Don’t use the State monad from the transformers and mtl packages.

The transformers library implements the State monad (and mtl reexports it) in two versions: lazy and strict. The data type definitions of both monads are the same (although they are different types incompatible with each other). And there’s a subtle difference in various instances, e.g. the Monad one:

Strict

instance (Monad m) => Monad (StateT s m) where
    m >>= k  = StateT $ \ s -> do
        (a, s') <- runStateT m s
        runStateT (k a) s'

Lazy

instance (Monad m) => Monad (StateT s m) where
    m >>= k  = StateT $ \ s -> do
        ~(a, s') <- runStateT m s
        runStateT (k a) s'

Unless you know the consequences of using the lazy version, I suggest defaulting to the strict State monad to avoid other places where you can have space leaks.

Unfortunately, even the strict State monad can cause space leaks so the general suggestion is to avoid the state monad entirely unless you know what you’re doing.

👩‍🔬 Usages of the strict State monad still can be safe if your state data type is strict and you’re careful enough with updating state using put $! newState or modify' and underlying monad in StateT doesn’t do anything funky.

Don’t use the Writer monad

Don’t use the Writer monad from the transformers and mtl packages.

Seriously. Just don’t. You thought having lazy and strict versions of the State monad that both leak memory is a problem? Well, Writer has three (!!!) versions. And at least two of them contain space leaks.

Moreover, the Writer monad is often misused for storing logs in memory. It’s an extremely terrible practice to store logs in memory instead of outputting them immediately somewhere.

So, unless you definitely know what you’re doing, a simple suggestion would be to avoid the Writer monad entirely.

Use atomicModifyIORef’

Use atomicModifyIORef' from base when modifying IORef

When dealing with mutable values inside IORef, you want to mutate them (duh!). Using writeIORef or modifyIORef functions for this purpose has at least two problems:

They’re lazy and don’t evaluate the result which leads to a higher probability of introducing space leaks.
They are not thread-safe. Concurrent usage of these functions may corrupt the result.

If your program is not multithreaded, you maybe don’t need atomicModifyIORef' (and maybe you don’t need IORef at all). But things may change in the future. Are you going to chase any single usage of potentially incorrect functions? You can start following best practices immediately!

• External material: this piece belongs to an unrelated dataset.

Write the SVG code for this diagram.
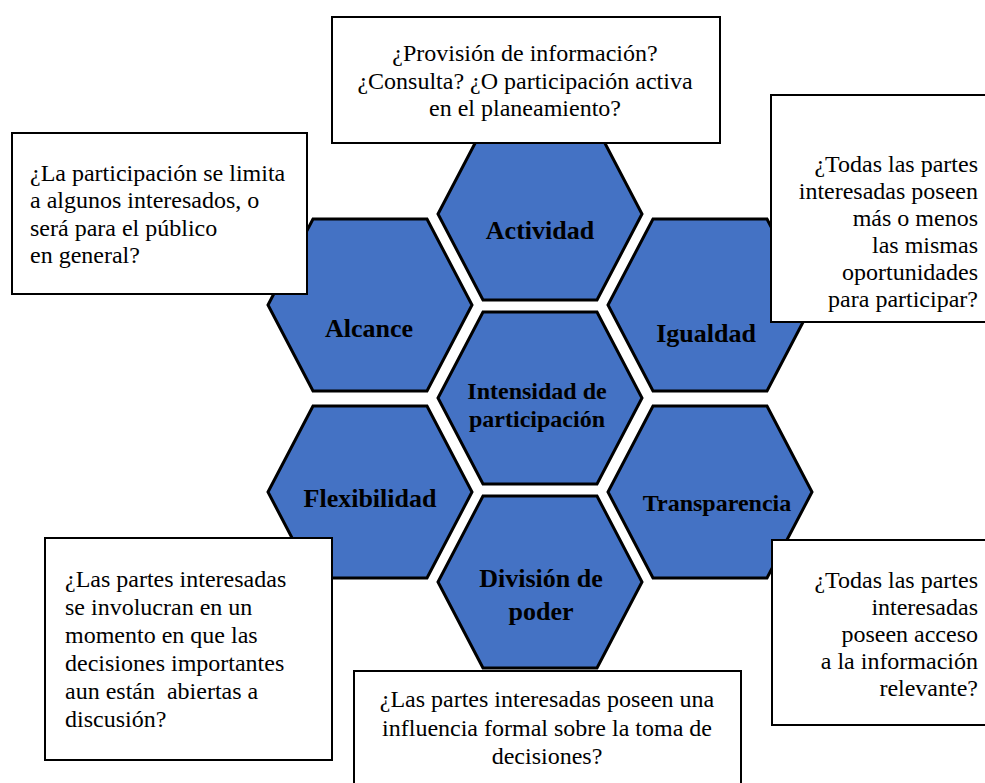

Evaluate before putting into mutable references

Evaluate values (with ! or seq or $!) before putting them into IORef / STRef / MVar / TVar.

MVar is another mutable container similar to IORef. It’s used in concurrent applications. Unfortunately, the situation with MVar is slightly worse than with IORef because its API doesn’t even provide strict functions.

Consider the example:

aggregateApi :: MVar (Set ResponseId) -> UserId -> IO ()
aggregateApi resVar userId = do
    response1 <- queryApi1 userId
    response2 <- queryApi2 userId
    response3 <- queryApi3 userId
    ...

    let responses = Set.fromList $ response1 <> response2 <> response3
    putMVar resVar responses

Boom 💥 You have a space leak!

You don’t evaluate the responses value before putting it inside MVar. So it’ll remain unevaluated until some other thread tries to consume the value inside and evaluate it. And it may happen way in the future while your program requires extra unneccessary memory.

The solution to this problem is very simple though. You need to change a single line by adding ! in front of the variable to evaluate it before putting inside MVar

    ...
    let !responses = ...
    ...

The same advice regarding evaluating values before putting them into the mutable reference container applies to other mutable reference types as well.

Pay attention to the usage of standard types

Remember, previous methods don’t evaluate values deeply and don’t affect already defined lazy types.

So, you’ve followed all the recommendations from this blog post — enabled all the extensions, always used ! where needed, mutated mutable references appropriately, never used lazy data structures and avoided all dangerous monads.

And yet, you change a type of a single field or an accumulator from Int to Maybe Int and all your efforts are perished in vain. You’ve just introduced a new space leak! 💥

Unexpected Maybe destroys all your efforts

This happens because evaluation with !-patterns doesn’t evaluate values “deeply”. Similarly, StrictData is applied only to modules where it’s enabled but it’s not enabled in the standard library.

You have several options to solve this problem:

Think if you really need that Maybe or tuple wrapper and whether you can float it out
Evaluate values before putting them inside Maybe
Use lightweight strict wrapper from the strict-wrapper library
Use strict alternatives of standard types from the strict library

In general, it worth keeping your application simple (KISS) while simultaneously thinking about its memory usage. Lazy evaluation requires to shift gears of your brain when you think about memory usage of lazy programs.

Investigating space leaks

One of the problems with space leaks is that it’s not really straightforward to investigate them. There’s also not a lot of literature about investigating and debugging space leaks (and most of it is outdated). Often, literature doesn’t provide enough details and only briefly mentions how to discover space leaks.

Some relevant information I was able to dig:

When lifebuoy doesn’t help, the only choice left is to learn how to swim.

Conclusion

We’ve seen that investigating space leaks could be a frustrating experience. The bigger your application grows, the more challenging it becomes to find a particular memory offender, especially when investigation techniques don’t work on a project of your size and complexity.

On the other side, it’s pretty easy to follow some simple guidelines to avoid having space leaks in the first place. The recommendations in this blog post may not give you 100% guarantee of not ever seeing a space leak but it’s safer to drive with your seat belt fastened.